On 21 May, the national broadcaster’s information security team made the scheme aware of a breach in which files with the personal information of BBC Pension Scheme members were copied from a cloud storage service used by the scheme’s administration team. The data includes names, national insurance numbers, dates of birth, sex and home addresses of some scheme members. 
 
The scheme said it is working “at pace” with specialist internal and external teams to understand how this happened, noting that the Information Commissioner’s Office and the Pensions Regulator have been notified. 

“We sincerely apologise to members affected by this and appreciate this will be concerning. We want to reassure members that the BBC has responded quickly and that the source of the incident has been secured,” a spokesperson for the scheme said. “As a precaution, additional security measures have also been put in place.” 
 
The spokesperson stressed that the leaked information did not contain any bank details, financial information, telephone numbers, email addresses, usernames or passwords, and that it did not involve the scheme’s website or member portal.  
 
Members were urged to be vigilant for unusual activity nonetheless. The scheme, as well as providing advice and support online and over the phone, is offering the affected members two years of free access to the Experian Identity Plus credit and web monitoring service.  
 
The scheme said it does not know who is responsible at this stage, but that investigations are ongoing. It emphasised that analysis undertaken by specialist teams currently shows no evidence that the affected files have been misused. 

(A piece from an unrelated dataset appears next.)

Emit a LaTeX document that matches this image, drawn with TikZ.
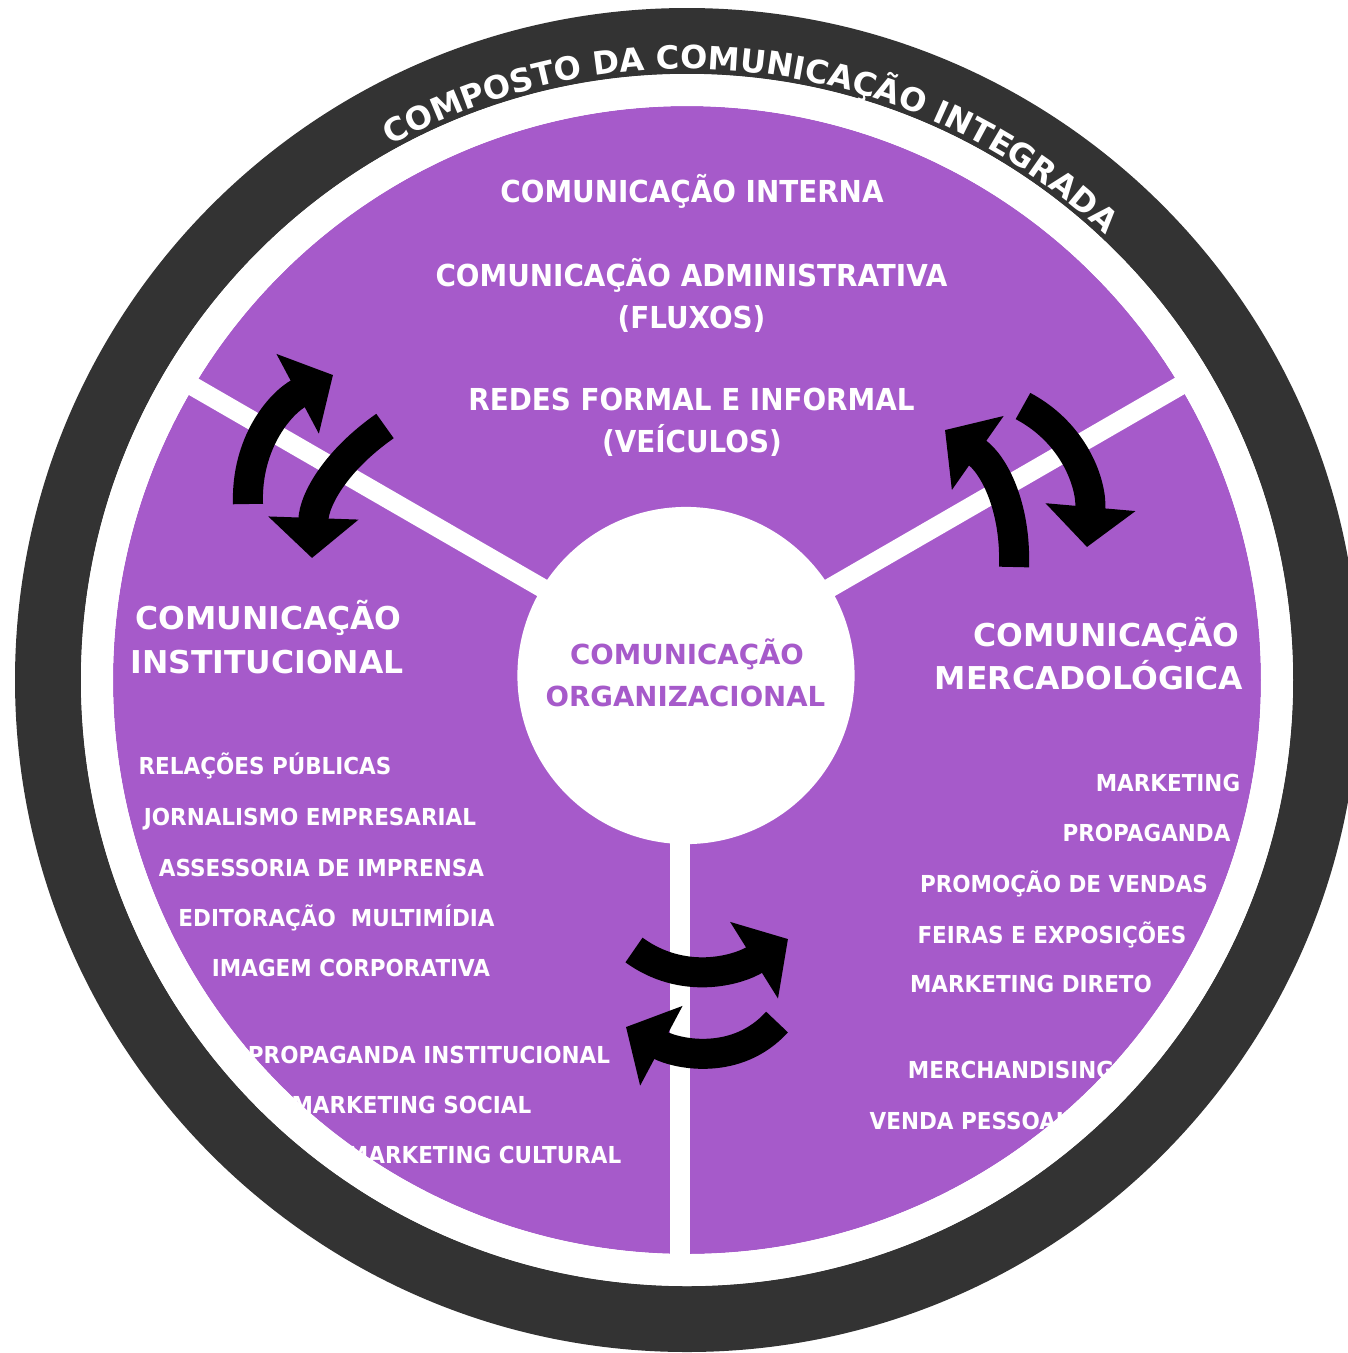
\documentclass[tikz,border=0pt]{standalone}
\usepackage{fontspec}
\setmainfont{DejaVu Sans}
\newfontfamily\narrowfont{DejaVu Sans}[FakeStretch=0.92]
\usetikzlibrary{arrows.meta,decorations.text}

\definecolor{roxo}{RGB}{166,90,202}
\definecolor{anel}{RGB}{51,51,51}
\newcommand{\titlestyle}{\color{white}\bfseries\fontsize{9.1}{11}\selectfont}

\tikzset{
  cabeca/.style={text=white, font=\bfseries\fontsize{8.95}{10}\selectfont, inner sep=0pt, anchor=base},
  topo/.style={text=white, font=\narrowfont\bfseries\fontsize{8.6}{10}\selectfont, inner sep=0pt, anchor=base},
  item/.style={text=white, font=\narrowfont\bfseries\fontsize{6.65}{8}\selectfont, inner sep=0pt, anchor=base},
  centro/.style={text=roxo, font=\bfseries\fontsize{7.85}{9}\selectfont, inner sep=0pt, anchor=base},
  giro/.style={line width=0.3cm, -{Triangle[width=0.88cm,length=0.4cm]}},
  divisor/.style={white, line width=0.19cm}
}

\begin{document}
\begin{tikzpicture}[x=0.01cm, y=0.01cm]
    \useasboundingbox (0,0) rectangle (1348,-1353);
    \coordinate (meio) at (687,-680);
    \coordinate (cruz) at (686,-671);

    % rings and the three sectors
    \fill [anel] (meio) circle [radius=672];
    \fill [white] (meio) circle [radius=606];
    \fill [roxo] (meio) circle [radius=574];
    \draw [divisor] (cruz) -- ++(150:595);
    \draw [divisor] (cruz) -- ++(30:595);
    \draw [divisor] (680,-671) -- (680,-1268);
    \node (nucleo) [circle, fill=white, minimum size=3.37cm, inner sep=0pt] at (686,-675.5) {};

    % centre
    \node (org1) [centro] at (687, -664) {COMUNICAÇÃO};
    \node (org2) [centro] at (685.5, -706) {ORGANIZACIONAL};

    % top sector
    \node (int1) [topo] at (692, -202) {COMUNICAÇÃO INTERNA};
    \node (int2) [topo] at (691.5, -286) {COMUNICAÇÃO ADMINISTRATIVA};
    \node (int3) [topo] at (691.5, -328) {(FLUXOS)};
    \node (int4) [topo] at (691.5, -410) {REDES FORMAL E INFORMAL};
    \node (int5) [topo] at (692, -452) {(VEÍCULOS)};

    % left sector
    \node (ins1) [cabeca] at (268.5, -629) {COMUNICAÇÃO};
    \node (ins2) [cabeca] at (267, -673) {INSTITUCIONAL};
    \node (rp) [item] at (265, -774) {RELAÇÕES PÚBLICAS};
    \node (jor) [item] at (310, -825) {JORNALISMO EMPRESARIAL};
    \node (ass) [item] at (321.5, -876) {ASSESSORIA DE IMPRENSA};
    \node (edi) [item] at (336.5, -926) {EDITORAÇÃO~ MULTIMÍDIA};
    \node (ima) [item] at (351, -976) {IMAGEM CORPORATIVA};
    \node (pin) [item] at (429, -1063) {PROPAGANDA INSTITUCIONAL};
    \node (msoc) [item, anchor=base east] at (532, -1113) {MARKETING SOCIAL};
    \node (mcul) [item, anchor=base east] at (622, -1163) {MARKETING CULTURAL};

    % right sector
    \node (mer1) [cabeca] at (1106.5, -646) {COMUNICAÇÃO};
    \node (mer2) [cabeca] at (1089, -689) {MERCADOLÓGICA};
    \node (mkt) [item] at (1168, -791) {MARKETING};
    \node (prop) [item] at (1146.5, -841) {PROPAGANDA};
    \node (prom) [item] at (1064, -892) {PROMOÇÃO DE VENDAS};
    \node (fei) [item] at (1052, -943) {FEIRAS E EXPOSIÇÕES};
    \node (mdir) [item] at (1031, -992) {MARKETING DIRETO};
    \node (mch) [item] at (1011, -1078) {MERCHANDISING};
    \node (vp) [item, anchor=base west] at (869, -1129) {VENDA PESSOAL};

    % white ring over the ends of the texts
    \fill [white, even odd rule] (meio) circle [radius=606] circle [radius=574];

    % exchange arrows
    \coordinate (a1) at (248,-504);  \coordinate (a2) at (333,-375);
    \coordinate (b1) at (385,-426);  \coordinate (b2) at (312,-558);
    \coordinate (c1) at (1014,-567); \coordinate (c2) at (945,-430);
    \coordinate (d1) at (1023,-406); \coordinate (d2) at (1087,-547);
    \coordinate (e1) at (634,-950);  \coordinate (e2) at (788,-939);
    \coordinate (f1) at (777,-1022); \coordinate (f2) at (626,-1027);
    \draw [giro] (a1) to [out=92, in=208] (a2);
    \draw [giro] (b1) to [out=215, in=88] (b2);
    \draw [giro] (c1) to [out=88, in=325] (c2);
    \draw [giro] (d1) to [out=-28, in=85] (d2);
    \draw [giro] (e1) to [out=-36, in=212] (e2);
    \draw [giro] (f1) to [out=228, in=-28] (f2);

    % title on the dark ring
    \path [decorate, shift={(687,-680)},
        decoration={text along path, text align=left,
        text={|\titlestyle|COMPOSTO DA COMUNICAÇÃO INTEGRADA}}]
        (119:611) arc [start angle=119, end angle=25, radius=611];
\end{tikzpicture}
\end{document}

As the data files involved were copies, there is no impact on the operations of the scheme. 
  
Earlier this year, the Pensions Regulator set out key steps trustees should take during a cyber security incident, in an intervention report on a hack at pensions administrator Capita in 2023. The outsourcing firm expects the incident to cost it between £20m and £25m.  
 
In May, the ICO urged all organisations to up their game on cyber security as its trend data found more than ever are experiencing breaches that put people’s personal information at risk. Over 3,000 cyber breaches were reported to the ICO in 2023, led by finance (22%), retail (18%) and education (11%).  
 
Perhaps surprisingly, identity theft is not a recordable crime in the UK.